■ Written instruction ■
Omit the pictures and print exactly the lines of the listing below, starting at the first and ending at the line containing "Serif, Times New".

■ Information shown ■
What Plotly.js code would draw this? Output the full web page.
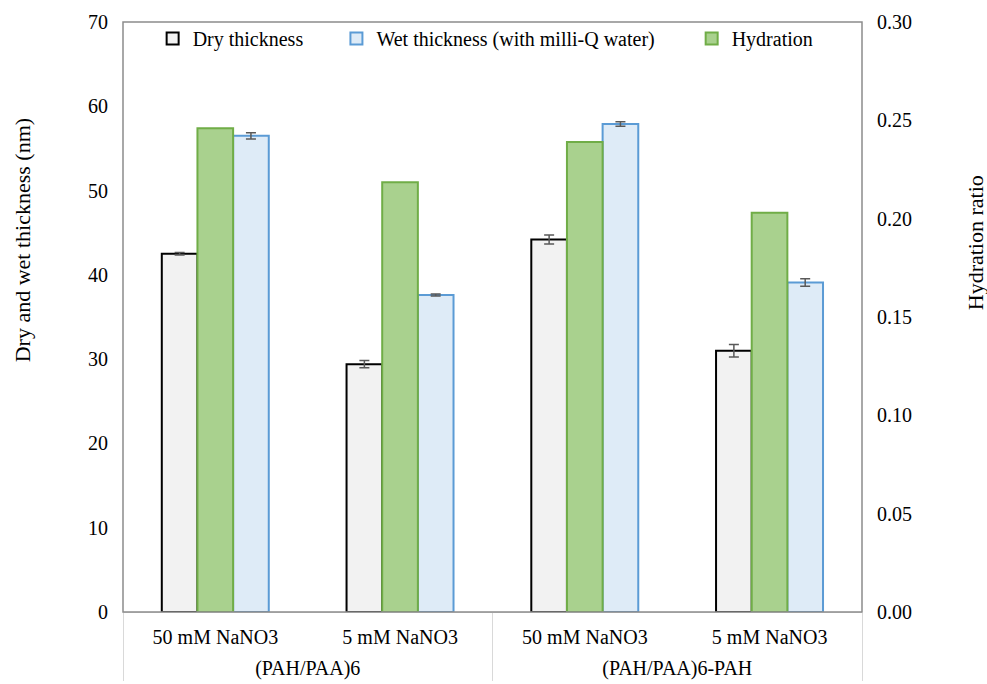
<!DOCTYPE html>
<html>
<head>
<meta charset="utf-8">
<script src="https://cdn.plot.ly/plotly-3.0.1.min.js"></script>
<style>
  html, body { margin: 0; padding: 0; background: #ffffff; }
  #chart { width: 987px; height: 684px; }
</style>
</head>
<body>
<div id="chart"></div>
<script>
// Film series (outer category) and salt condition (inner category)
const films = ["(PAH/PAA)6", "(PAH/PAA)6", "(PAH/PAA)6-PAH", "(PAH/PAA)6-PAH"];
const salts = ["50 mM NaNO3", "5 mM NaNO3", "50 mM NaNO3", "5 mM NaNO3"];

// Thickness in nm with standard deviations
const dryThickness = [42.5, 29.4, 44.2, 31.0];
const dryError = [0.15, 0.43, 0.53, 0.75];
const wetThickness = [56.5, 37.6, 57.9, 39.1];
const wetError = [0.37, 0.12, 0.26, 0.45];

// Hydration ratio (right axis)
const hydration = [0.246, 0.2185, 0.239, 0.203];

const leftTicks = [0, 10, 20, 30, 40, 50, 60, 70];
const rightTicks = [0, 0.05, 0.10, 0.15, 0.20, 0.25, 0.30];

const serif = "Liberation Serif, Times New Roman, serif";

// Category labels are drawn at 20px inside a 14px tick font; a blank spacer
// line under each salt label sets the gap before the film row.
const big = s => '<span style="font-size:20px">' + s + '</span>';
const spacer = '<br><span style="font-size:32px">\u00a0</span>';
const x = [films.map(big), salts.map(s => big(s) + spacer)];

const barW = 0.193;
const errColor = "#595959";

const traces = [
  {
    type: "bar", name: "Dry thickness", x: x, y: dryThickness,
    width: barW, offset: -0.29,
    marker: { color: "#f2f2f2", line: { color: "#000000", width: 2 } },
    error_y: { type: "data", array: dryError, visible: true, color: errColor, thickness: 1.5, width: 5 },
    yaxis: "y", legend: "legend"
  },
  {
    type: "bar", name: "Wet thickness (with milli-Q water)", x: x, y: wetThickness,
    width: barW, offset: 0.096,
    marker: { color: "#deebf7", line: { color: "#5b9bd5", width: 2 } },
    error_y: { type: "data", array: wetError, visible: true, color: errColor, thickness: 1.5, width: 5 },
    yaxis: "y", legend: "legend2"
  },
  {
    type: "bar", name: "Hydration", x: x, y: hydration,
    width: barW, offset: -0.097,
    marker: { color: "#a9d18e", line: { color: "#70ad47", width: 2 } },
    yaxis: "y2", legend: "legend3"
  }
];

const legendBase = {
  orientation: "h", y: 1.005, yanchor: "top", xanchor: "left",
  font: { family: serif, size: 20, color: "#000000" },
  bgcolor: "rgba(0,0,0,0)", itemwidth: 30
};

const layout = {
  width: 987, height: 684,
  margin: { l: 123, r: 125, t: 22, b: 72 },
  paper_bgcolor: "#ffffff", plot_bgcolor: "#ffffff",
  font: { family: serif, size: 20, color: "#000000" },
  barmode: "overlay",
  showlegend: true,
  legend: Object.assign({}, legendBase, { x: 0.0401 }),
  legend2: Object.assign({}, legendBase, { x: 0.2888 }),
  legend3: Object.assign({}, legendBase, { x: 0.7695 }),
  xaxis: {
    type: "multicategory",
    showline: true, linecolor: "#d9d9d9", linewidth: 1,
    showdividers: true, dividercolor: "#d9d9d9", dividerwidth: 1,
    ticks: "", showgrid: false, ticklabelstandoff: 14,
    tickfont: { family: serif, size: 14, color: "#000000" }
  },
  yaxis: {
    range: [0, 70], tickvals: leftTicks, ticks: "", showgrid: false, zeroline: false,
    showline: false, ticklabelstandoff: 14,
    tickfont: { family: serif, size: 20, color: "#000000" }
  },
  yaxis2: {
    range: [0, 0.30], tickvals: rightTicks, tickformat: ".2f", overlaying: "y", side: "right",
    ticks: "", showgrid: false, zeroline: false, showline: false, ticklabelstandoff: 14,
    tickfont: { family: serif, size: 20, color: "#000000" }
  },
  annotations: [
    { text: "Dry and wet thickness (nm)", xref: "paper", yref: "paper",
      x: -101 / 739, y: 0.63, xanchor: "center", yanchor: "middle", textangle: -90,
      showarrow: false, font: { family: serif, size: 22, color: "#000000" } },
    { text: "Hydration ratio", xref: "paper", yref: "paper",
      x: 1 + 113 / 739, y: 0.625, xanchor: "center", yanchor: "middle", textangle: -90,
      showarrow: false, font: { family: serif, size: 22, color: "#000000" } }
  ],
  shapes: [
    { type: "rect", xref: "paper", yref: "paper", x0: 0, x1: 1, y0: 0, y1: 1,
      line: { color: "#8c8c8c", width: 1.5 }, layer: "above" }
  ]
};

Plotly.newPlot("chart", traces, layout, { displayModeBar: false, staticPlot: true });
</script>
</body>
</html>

■ Task solution ■
What Plotly.js code would draw this? Output the full web page.
<!DOCTYPE html>
<html>
<head>
<meta charset="utf-8">
<script src="https://cdn.plot.ly/plotly-3.0.1.min.js"></script>
<style>
  html, body { margin: 0; padding: 0; background: #ffffff; }
  #chart { width: 987px; height: 684px; }
</style>
</head>
<body>
<div id="chart"></div>
<script>
// Film series (outer category) and salt condition (inner category)
const films = ["(PAH/PAA)6", "(PAH/PAA)6", "(PAH/PAA)6-PAH", "(PAH/PAA)6-PAH"];
const salts = ["50 mM NaNO3", "5 mM NaNO3", "50 mM NaNO3", "5 mM NaNO3"];

// Thickness in nm with standard deviations
const dryThickness = [42.5, 29.4, 44.2, 31.0];
const dryError = [0.15, 0.43, 0.53, 0.75];
const wetThickness = [56.5, 37.6, 57.9, 39.1];
const wetError = [0.37, 0.12, 0.26, 0.45];

// Hydration ratio (right axis)
const hydration = [0.246, 0.2185, 0.239, 0.203];

const leftTicks = [0, 10, 20, 30, 40, 50, 60, 70];
const rightTicks = [0, 0.05, 0.10, 0.15, 0.20, 0.25, 0.30];

const serif = "Liberation Serif, Times New Roman, serif";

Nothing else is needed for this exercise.